Stanley Krippner, Ph.D., professor of psychology at Saybrook University, is a Fellow in four APA divisions, and past-president of two divisions (30 and 32). Formerly, he was director of the Kent State University Child Study Center, Kent OH, and the Maimonides Medical Center Dream Research Laboratory, in Brooklyn NY. He is co-author of Extraordinary Dreams (SUNY, 2002), The Mythic Path, 3rd ed. (Energy Psychology Press, 2006), and Haunted by Combat: Understanding PTSD in War Veterans (Greenwood, 2007), and co-editor of Healing Tales (Puente, 2007), Healing Stories (Puente, 2007), The Psychological Impact of War on Civilians: An International Perspective (Greenwood, 2003), Varieties of Anomalous Experience: Examining the Scientific Evidence (APA, 2000), and many other books.
Stanley has conducted workshops and seminars on dreams and/or hypnosis in Argentina, Brazil, Canada, China, Colombia, Cuba, Cyprus, Ecuador, Finland, France, Germany, Great Britain, Italy, Japan, Lithuania, Mexico, the Netherlands, Panama, the Philippines, Portugal, Puerto Rico, Russia, South Africa, Spain, Sweden, Venezuela, and at the last four congresses of the Interamerican Psychological Association.

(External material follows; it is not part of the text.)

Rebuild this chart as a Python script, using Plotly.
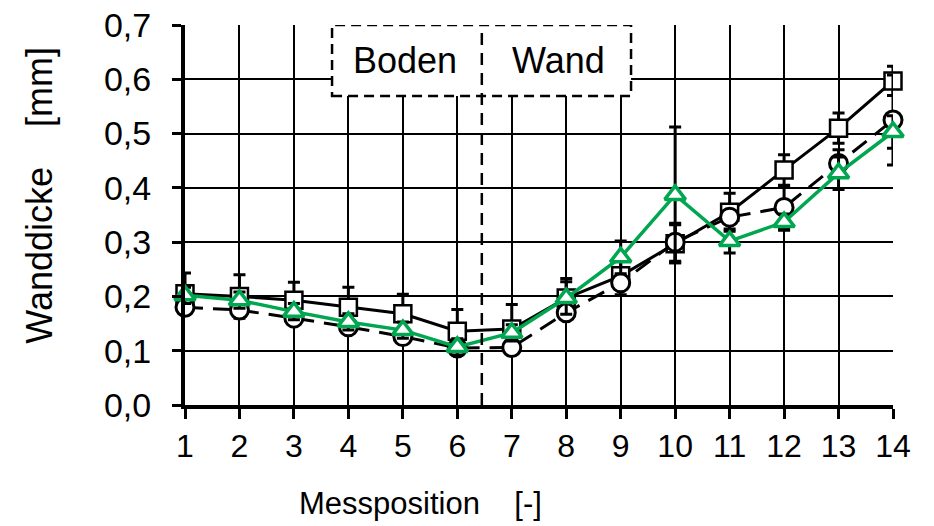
import plotly.graph_objects as go

# Messposition 1..14 along the part (Boden -> Wand)
positions = list(range(1, 15))
x_tick_labels = [str(p) for p in positions]

y_tick_vals = [0.0, 0.1, 0.2, 0.3, 0.4, 0.5, 0.6, 0.7]
y_tick_labels = ["0,0", "0,1", "0,2", "0,3", "0,4", "0,5", "0,6", "0,7"]

# Wall thickness [mm] with standard deviation, three sample series
wall_square = [0.205, 0.200, 0.193, 0.180, 0.168, 0.136, 0.140, 0.197, 0.238, 0.297, 0.355, 0.433, 0.510, 0.597]
wall_square_sd = [0.038, 0.040, 0.033, 0.037, 0.036, 0.040, 0.045, 0.036, 0.035, 0.035, 0.035, 0.028, 0.028, 0.027]

wall_circle = [0.180, 0.175, 0.160, 0.144, 0.126, 0.105, 0.106, 0.170, 0.225, 0.300, 0.346, 0.364, 0.445, 0.525]
wall_circle_sd = [0.010, 0.010, 0.012, 0.010, 0.010, 0.010, 0.010, 0.010, 0.012, 0.035, 0.012, 0.040, 0.025, 0.083]

wall_triangle = [0.202, 0.193, 0.172, 0.153, 0.138, 0.107, 0.133, 0.197, 0.272, 0.387, 0.302, 0.337, 0.427, 0.503]
wall_triangle_sd = [0.015, 0.015, 0.015, 0.015, 0.015, 0.015, 0.015, 0.030, 0.030, 0.125, 0.022, 0.015, 0.030, 0.030]

# Region labels and the Boden/Wand transition
region_labels = ["Boden", "Wand"]
region_label_x = [5.04, 7.85]
transition_x = 6.45
box_x = [3.70, 9.19]
box_y = [0.569, 0.7]

GREEN = "rgb(0,166,80)"
FONT = "Liberation Sans, Arial, sans-serif"


def err(sd):
    return dict(type="data", array=sd, visible=True, color="black", thickness=3, width=6)


fig = go.Figure()

fig.add_trace(go.Scatter(
    x=positions, y=wall_square, mode="lines+markers",
    line=dict(color="black", width=3),
    marker=dict(symbol="square", size=17, color="white", line=dict(color="black", width=2.5)),
    error_y=err(wall_square_sd), cliponaxis=False, showlegend=False,
))
fig.add_trace(go.Scatter(
    x=positions, y=wall_circle, mode="lines+markers",
    line=dict(color="black", width=3, dash="18px,10px"),
    marker=dict(symbol="circle", size=18, color="white", line=dict(color="black", width=3)),
    error_y=err(wall_circle_sd), cliponaxis=False, showlegend=False,
))
fig.add_trace(go.Scatter(
    x=positions, y=wall_triangle, mode="lines+markers",
    line=dict(color=GREEN, width=3.5),
    marker=dict(symbol="triangle-up", size=18, color="white", line=dict(color=GREEN, width=3.5)),
    error_y=err(wall_triangle_sd), cliponaxis=False, showlegend=False,
))

# Boxed region header and dashed transition line
fig.add_shape(type="rect", xref="x", yref="y", x0=box_x[0], x1=box_x[1], y0=box_y[0], y1=box_y[1],
              fillcolor="white", line=dict(color="black", width=2.5, dash="10px,6px"), layer="above")
fig.add_shape(type="line", xref="x", yref="y", x0=transition_x, x1=transition_x, y0=0, y1=0.7,
              line=dict(color="black", width=2.5, dash="12px,8px"), layer="above")

for label, lx in zip(region_labels, region_label_x):
    fig.add_annotation(x=lx, y=0.635, xref="x", yref="y", text=label, showarrow=False,
                       xanchor="center", yanchor="middle",
                       font=dict(family=FONT, size=36, color="black"))

# Axis titles
fig.add_annotation(x=-0.205, y=0.553, xref="paper", yref="paper",
                   text="Wanddicke\u00a0\u00a0\u00a0\u00a0[mm]", textangle=-90, showarrow=False,
                   xanchor="center", yanchor="middle",
                   font=dict(family=FONT, size=36, color="black"))
fig.add_annotation(x=0.332, y=-0.26, xref="paper", yref="paper",
                   text="Messposition\u00a0\u00a0\u00a0\u00a0[-]", showarrow=False,
                   xanchor="center", yanchor="middle",
                   font=dict(family=FONT, size=31, color="black"))

fig.update_xaxes(
    range=[1, 14], tickvals=positions, ticktext=x_tick_labels,
    showgrid=True, gridcolor="black", gridwidth=2,
    showline=True, linecolor="black", linewidth=4,
    ticks="outside", ticklen=10, tickwidth=3, tickcolor="black",
    tickfont=dict(family=FONT, size=32, color="black"),
    zeroline=False, fixedrange=True, automargin=False,
)
fig.update_yaxes(
    range=[0, 0.7], tickvals=y_tick_vals, ticktext=y_tick_labels,
    showgrid=True, gridcolor="black", gridwidth=2,
    showline=True, linecolor="black", linewidth=4,
    ticks="outside", ticklen=9, tickwidth=3, tickcolor="black",
    tickfont=dict(family=FONT, size=34, color="black"),
    ticklabelstandoff=14,
    zeroline=False, fixedrange=True, automargin=False,
)

fig.update_layout(
    width=934, height=526,
    margin=dict(l=185, r=41, t=25, b=121),
    plot_bgcolor="white", paper_bgcolor="white",
    font=dict(family=FONT, color="black"),
)

fig.write_html("out.html")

He is a member of the editorial board for the Journal of Indian Psychology and Revista Argentina de Psicologia Paranormal, and the advisory board for InternationalSchool for Psychotherapy, Counseling, and Group Leadership (St. Petersburg) and the Czech Unitaria (Prague). He holds faculty appointments at the Universidade Holistica Internacional (Brasilia) and the Instituto de Medicina y Tecnologia Avanzada de la Conducta (Ciudad Juarez). He has given invited addresses for the Chinese Academy of Sciences, the Russian Academy of Pedagogical Sciences, and the School for Diplomatic Studies, Montevideo, Uruguay. He is a Fellow of the Society for the Scientific Study of Religion, and has published cross-cultural studies on spiritual content in dreams.
Photo: Stanley accepts “The American Psychological Association Award for Distinguished Contributions to the International Advancement of Psychology, 2002” from Dr. Philip Zimbardo.